The wished for regime is one based on privileges and segregation, and it is not difficult to see that is based on a wish to return to premodern modes of social regulation, mixed with the worst of postmodern nihilism. This second group has achieved significant hegemony within the anglo-saxon world, and is influential within all ‘WEIRD’ countries, and has led to a regime of unprecedented censorship and social control, carried out by ‘netarchical’ capital, i.e. Big Tech. In class terms, it is an attempt to diversify the ruling strata, through an alliance of the 1% with an ideological cartel within the PMC, professional and middle classes, i.e. the 20%.

However, what appears to be its strength because of this elite alliance, is also its glaring weakness. As a war machine based on social racism against the working classes, and the poor of all races, and because its culture is felt as outrageous by the social and cultural majorities that are still rooted in place and community, it is also generating a huge amount of resistance. It seems also clear that despite the attempts to spread it through the practices of multinational corporations and international institutions, its potential basis in the Global South is just too small. It’s war on meritocracy, it’s targeting of the more successful social groups such as the Asians in the West, makes it a very shaky proposition. Even the productive sectors of the minority-based middle classes are turning against it. In the end, what the sectionalists propose seems not even really compatible with social reproduction itself. My prediction is that its historically unprecedented fast rise to hegemony, may be accompanied by a very rapid loss at some point in the future (even if that point is 2 decades away), as it has become the main factor in insuring longer term national-populist domination. Emergency legislation and ‘states of exception’ will only keep popular revolt at bay for so long. The 'Secessions' of the Plebs will continue and augment in number.

Enter the third option, which is the option of the commons and the commoners. This emerging alternative is relatively small compared to the previous two options, but it offers substantial solutions. The change is one from the dominance of extractive institutions, to that of a resource-preserving institution, the commons; and a shift in value regime from commodity to contribution (and impact, which is the negative side of contribution). This option rejects the rule of un-embedded global capital, but fully respects entrepreneurship and markets, while embedding these entrepreneurial freedoms in a broader setting of magisteria of the commons that preserve the integrity of ecological, and social, ecosystems. It favors more distributed forms of property, including new mixes between individual and collective forms of property. Both the state and markets are linked to the new institutions of the commons, which set protective limits to the practices of extraction. A commons-centric society transcends and includes capital, post-capitalism actually preserves the best of capitalism, while embedding it in a larger logic. Commons-based production is based on the equipotential rights of contribution of all commoners, and one role of the public institutions is to guarantee the maximum capacity to contribute for all its citizens, but it has no place for the racialism and segregationism as proposed by the sectionalists, although people are free to organize along any form of chosen identity.

However, public and private institutions retain all the legislation against discrimination.
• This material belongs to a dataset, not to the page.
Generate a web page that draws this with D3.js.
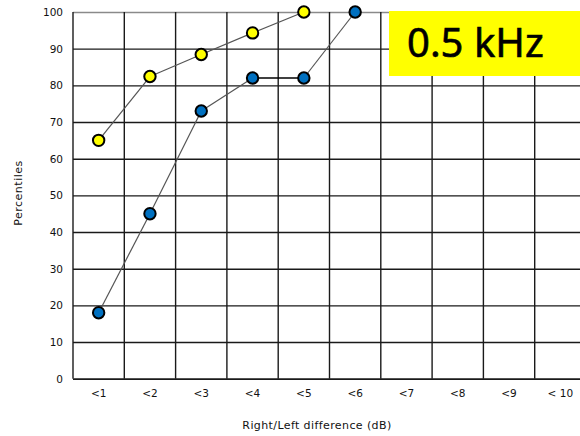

The commons are based on the free association of persons, that may have various enriching identities, but are not beholden to it, as they make their own choices at all times. The underlying logic of the commons is what we have called cosmo-localism, with production located closer to the place of need, but global technical, cultural and scientific cooperation insures that regenerative approaches can spread everywhere. The commons movement retains the inclusive, egalitarian and universalist values of the civil rights movements, but extends those rights to the world of production; it stands radically against the 'active discrimination and segregation' wished for by the Sectionalists. No person shall be discriminated upon based on their immutable characteristics, no hierarchy or supremacy of social groups shall be established by law or regulation.